Moving a Reluctant Parent – Part 13


 by Joy Loverde

It’s been almost one year since I last wrote about my Aunt’s refusal to move out  of her house (Moving a Reluctant Parent - Part 12Moving a reluctant parent). A year of inching her towards the goal of relocating. A year of working alongside my cousins and calming them down. A year of doing my best to side-track household emergencies. A year of waiting for the ball to drop.


Today I am happy to report, that all of this hard work is finally paying off and is the reason why I say -- over and over and over again – that it is FAR better to preserve the relationship than it is to plow through the process of getting my way on my terms.

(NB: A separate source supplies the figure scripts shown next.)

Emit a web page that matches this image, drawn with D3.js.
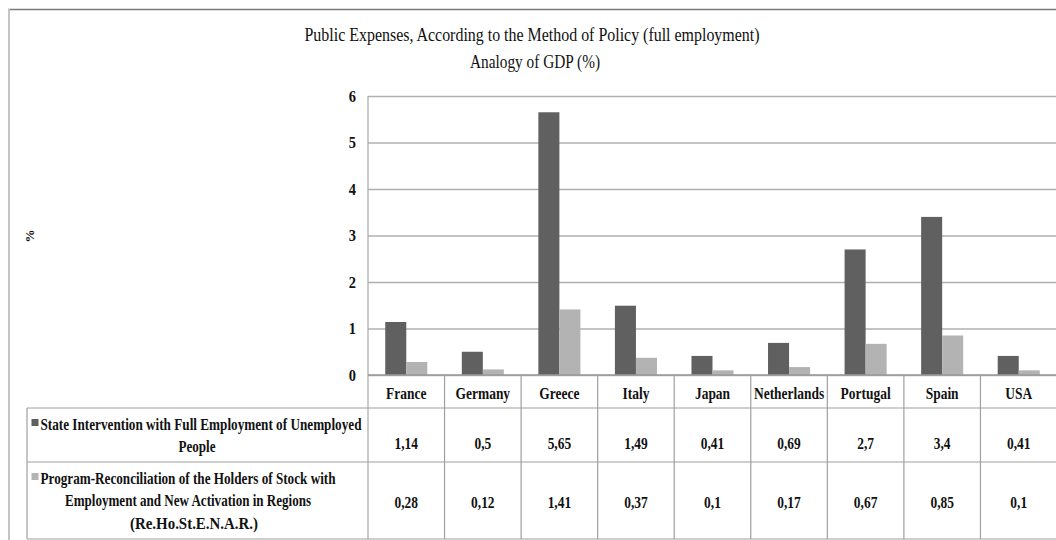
<!DOCTYPE html>
<html><head><meta charset="utf-8">
<script src="https://cdn.jsdelivr.net/npm/d3@7"></script>
<style>
html,body{margin:0;padding:0;background:#fff;}
svg{display:block;}
text{font-family:"Liberation Serif","Times New Roman",serif;fill:#111;}
</style></head>
<body>
<svg id="chart" width="1056" height="540"></svg>
<script>
const categories = ["France","Germany","Greece","Italy","Japan","Netherlands","Portugal","Spain","USA"];
const seriesNames = [
  ["State Intervention with Full Employment of Unemployed","People"],
  ["Program-Reconciliation of the Holders of Stock with","Employment and New Activation in Regions","(Re.Ho.St.E.N.A.R.)"]
];
const stateIntervention = [1.14,0.5,5.65,1.49,0.41,0.69,2.7,3.4,0.41];
const programReconciliation = [0.28,0.12,1.41,0.37,0.1,0.17,0.67,0.85,0.1];
const yTicks = [0,1,2,3,4,5,6];
const titleLines = ["Public Expenses, According to the Method of Policy (full employment)","Analogy of GDP (%)"];
const yLabel = "%";

const series = [stateIntervention, programReconciliation];
const colors = ["#606060","#b3b3b3"];
const fmt = v => String(v).replace(".", ",");

const svg = d3.select("#chart");
const L = 368, R = 1057, T = 96, B = 375;
const tableLeft = 27, rowLines = [375, 408, 462, 539];

function condense(sel, f) {
  sel.each(function() {
    const w = this.getComputedTextLength();
    d3.select(this).attr("textLength", w * f).attr("lengthAdjust", "spacingAndGlyphs");
  });
}

// outer frame
svg.append("line").attr("x1",8).attr("x2",1056).attr("y1",9.5).attr("y2",9.5).attr("stroke","#7a7a7a").attr("stroke-width",1.5);
svg.append("line").attr("x1",9).attr("x2",9).attr("y1",9).attr("y2",540).attr("stroke","#c4c4c4").attr("stroke-width",2);

// title
svg.append("text").attr("x",532).attr("y",41).attr("text-anchor","middle").attr("font-size",19)
  .attr("textLength",455).attr("lengthAdjust","spacingAndGlyphs").text(titleLines[0]);
svg.append("text").attr("x",535).attr("y",68).attr("text-anchor","middle").attr("font-size",19)
  .attr("textLength",130).attr("lengthAdjust","spacingAndGlyphs").text(titleLines[1]);

// y label
svg.append("text").attr("transform","translate(34,236) rotate(-90)").attr("text-anchor","middle")
  .attr("font-size",13).attr("font-weight","bold").attr("fill","#444").text(yLabel);

const y = d3.scaleLinear().domain([0,6]).range([B,T]);
const x0 = d3.scaleBand().domain(categories).range([L,R]).padding(0);
const x1 = d3.scaleBand().domain([0,1]).range([0,x0.bandwidth()]).paddingInner(0).paddingOuter(0.82);

// gridlines
const grid = svg.append("g").attr("transform",`translate(${L},0)`)
  .call(d3.axisLeft(y).tickValues(yTicks).tickSize(-(R-L)).tickFormat(""));
grid.select(".domain").remove();
grid.selectAll("line").attr("stroke","#b0b0b0").attr("stroke-width",1.5);

// y axis labels
const ya = svg.append("g").attr("transform",`translate(${L},0)`)
  .call(d3.axisLeft(y).tickValues(yTicks).tickSize(0).tickPadding(12).tickFormat(d3.format("d")));
ya.select(".domain").remove();
ya.selectAll("text").attr("font-size",17).attr("font-weight","bold")
  .attr("font-family","Liberation Serif, serif").attr("fill","#111");
condense(ya.selectAll("text"), 0.85);

// left plot line
svg.append("line").attr("x1",L).attr("x2",L).attr("y1",T).attr("y2",rowLines[3]).attr("stroke","#a8a8a8").attr("stroke-width",1.2);

// bars
const groups = svg.append("g").selectAll("g").data(categories).join("g")
  .attr("transform", d => `translate(${x0(d)},0)`);
groups.selectAll("rect").data((d,i) => series.map((s,k)=>({k, v:s[i]}))).join("rect")
  .attr("x", d => x1(d.k)).attr("width", x1.bandwidth())
  .attr("y", d => y(d.v)).attr("height", d => y(0)-y(d.v))
  .attr("fill", d => colors[d.k]);

// table lines
const tg = svg.append("g").attr("stroke","#a0a0a0").attr("stroke-width",1.2);
tg.append("line").attr("x1",L).attr("x2",R).attr("y1",rowLines[0]).attr("y2",rowLines[0]).attr("stroke","#999").attr("stroke-width",1.5);
rowLines.slice(1).forEach(yy => tg.append("line").attr("x1",tableLeft).attr("x2",R).attr("y1",yy).attr("y2",yy));
tg.append("line").attr("x1",tableLeft).attr("x2",tableLeft).attr("y1",rowLines[1]).attr("y2",rowLines[3]);
categories.slice(1).forEach(c => tg.append("line").attr("x1",x0(c)).attr("x2",x0(c)).attr("y1",rowLines[0]).attr("y2",rowLines[3]));

// category labels
const cl = svg.append("g").selectAll("text").data(categories).join("text")
  .attr("x", d => x0(d)+x0.bandwidth()/2).attr("y",399).attr("text-anchor","middle")
  .attr("font-size",16).attr("font-weight","bold").text(d => d);
condense(cl, 0.84);

// values
const valueY = [449, 508];
series.forEach((s,k) => {
  const vt = svg.append("g").selectAll("text").data(s).join("text")
    .attr("x",(d,i) => x0(categories[i])+x0.bandwidth()/2).attr("y",valueY[k]).attr("text-anchor","middle")
    .attr("font-size",16).attr("font-weight","bold").text(d => fmt(d));
  condense(vt, 0.84);
});

// legend cells
const legendLines = [
  [{t:seriesNames[0][0], x:201, y:430, w:321},{t:seriesNames[0][1], x:197, y:452, w:37}],
  [{t:seriesNames[1][0], x:188, y:484, w:295},{t:seriesNames[1][1], x:188, y:506, w:246},{t:seriesNames[1][2], x:194, y:529, w:128}]
];
legendLines.forEach((lines,k) => {
  lines.forEach((ln,j) => {
    svg.append("text").attr("x",ln.x).attr("y",ln.y).attr("text-anchor","middle")
      .attr("font-size",16).attr("font-weight","bold")
      .attr("textLength",ln.w).attr("lengthAdjust","spacingAndGlyphs").text(ln.t);
    if (j===0) {
      svg.append("rect").attr("x",ln.x-ln.w/2-9).attr("y",ln.y-11).attr("width",7).attr("height",7).attr("fill",colors[k]);
    }
  });
});
</script>
</body></html>
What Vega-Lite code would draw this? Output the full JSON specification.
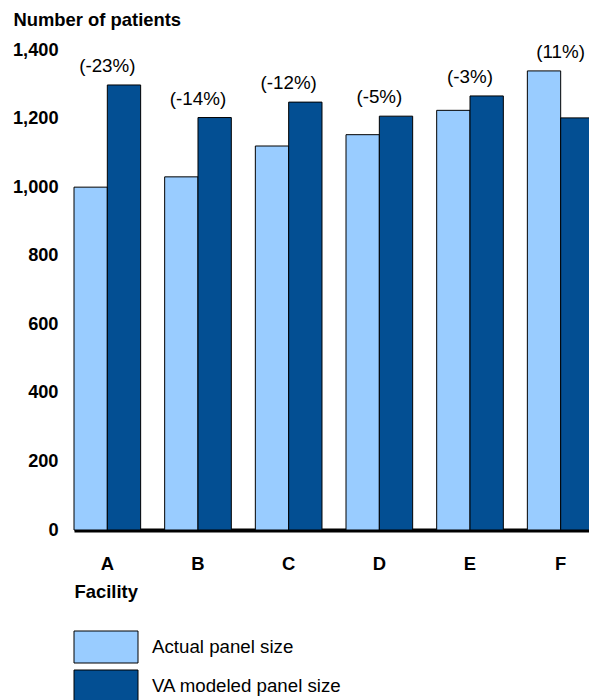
{
  "$schema": "https://vega.github.io/schema/vega-lite/v6.json",
  "width": 520,
  "height": 480,
  "padding": {"left": 12, "top": 10, "right": 0, "bottom": 0},
  "background": "white",
  "config": {
    "font": "Liberation Sans",
    "view": {"stroke": null},
    "axis": {"labelColor": "black", "titleColor": "black"}
  },
  "data": {
    "values": [
      {"facility": "A", "series": "Actual panel size", "patients": 1000, "change": "(-23%)"},
      {"facility": "A", "series": "VA modeled panel size", "patients": 1298, "change": "(-23%)"},
      {"facility": "B", "series": "Actual panel size", "patients": 1030, "change": "(-14%)"},
      {"facility": "B", "series": "VA modeled panel size", "patients": 1203, "change": "(-14%)"},
      {"facility": "C", "series": "Actual panel size", "patients": 1120, "change": "(-12%)"},
      {"facility": "C", "series": "VA modeled panel size", "patients": 1248, "change": "(-12%)"},
      {"facility": "D", "series": "Actual panel size", "patients": 1153, "change": "(-5%)"},
      {"facility": "D", "series": "VA modeled panel size", "patients": 1207, "change": "(-5%)"},
      {"facility": "E", "series": "Actual panel size", "patients": 1224, "change": "(-3%)"},
      {"facility": "E", "series": "VA modeled panel size", "patients": 1266, "change": "(-3%)"},
      {"facility": "F", "series": "Actual panel size", "patients": 1339, "change": "(11%)"},
      {"facility": "F", "series": "VA modeled panel size", "patients": 1202, "change": "(11%)"}
    ]
  },
  "layer": [
    {
      "mark": {"type": "bar", "stroke": "black", "strokeWidth": 1},
      "encoding": {
        "x": {
          "field": "facility",
          "type": "nominal",
          "scale": {"paddingInner": 0.265, "paddingOuter": 0},
          "axis": {
            "title": "Facility",
            "titleFontSize": 18.4,
            "titleFontWeight": "bold",
            "titleAlign": "left",
            "titleAnchor": "start",
            "titleX": 0,
            "titleY": 67,
            "titleBaseline": "alphabetic",
            "labelAngle": 0,
            "labelFontSize": 18.4,
            "labelFontWeight": "bold",
            "labelPadding": 24,
            "ticks": false,
            "domainColor": "black",
            "domainWidth": 4,
            "grid": false
          }
        },
        "xOffset": {"field": "series", "sort": ["Actual panel size", "VA modeled panel size"]},
        "y": {
          "field": "patients",
          "type": "quantitative",
          "scale": {"domain": [0, 1400]},
          "axis": {
            "title": "Number of patients",
            "titleAngle": 0,
            "titleAlign": "left",
            "titleBaseline": "alphabetic",
            "titleX": -61,
            "titleY": -25,
            "titleFontSize": 18.4,
            "titleFontWeight": "bold",
            "labelFontSize": 18.2,
            "labelFontWeight": "bold",
            "labelPadding": 16,
            "values": [0, 200, 400, 600, 800, 1000, 1200, 1400],
            "format": ",.0f",
            "ticks": false,
            "domain": false,
            "grid": false
          }
        },
        "color": {
          "field": "series",
          "type": "nominal",
          "scale": {
            "domain": ["Actual panel size", "VA modeled panel size"],
            "range": ["#99CCFF", "#034F93"]
          },
          "legend": {
            "title": null,
            "orient": "none",
            "direction": "vertical",
            "legendX": 15.5,
            "legendY": 580.5,
            "padding": 0,
            "symbolType": "M-2,-1H2V1H-2Z",
            "symbolSize": 1024,
            "symbolStrokeColor": "black",
            "symbolStrokeWidth": 1,
            "symbolOpacity": 1,
            "labelFontSize": 18.7,
            "labelColor": "black",
            "labelOffset": 29.5,
            "rowPadding": 2,
            "labelLimit": 400
          }
        }
      }
    },
    {
      "transform": [
        {"aggregate": [{"op": "max", "field": "patients", "as": "top"}], "groupby": ["facility", "change"]}
      ],
      "mark": {"type": "text", "dy": -19, "fontSize": 18.8, "baseline": "middle", "color": "black"},
      "encoding": {
        "x": {"field": "facility", "type": "nominal"},
        "y": {"field": "top", "type": "quantitative"},
        "text": {"field": "change"}
      }
    }
  ]
}
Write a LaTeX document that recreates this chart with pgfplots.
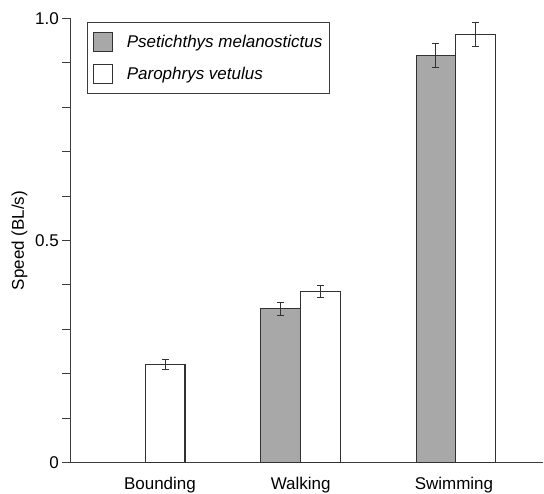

Once a family relationship is damaged you will be hard-pressed to get it back on track. Depression can set it – for you and your elder -- among other mental and physical maladies.  Plus, the clock is ticking. Family members will not be with us forever. If you insist on having it your way, how will you feel if they die before you have a chance to repair the damage?


The reason why her relocation process is moving quickly now is because the trust level between me and my Aunt is on solid ground. Every on-site visit and every phone call with my Aunt is now an opportunity for her to disclose her deepest fears and regrets. She is completely vulnerable, and she knows it. She willingly admits to the need to move out of the home she loves. She appears to be ready to move on.


For the past year I stuck with her through all kinds of emergencies: the flat tire she got on the highway and her son did not come to her rescue; the diagnosis of cancer (now in remission); the dwindling of her funds because a financial advisor steered her wrong, and much more. It has been one thing after another and each time I was there to clean up her messes.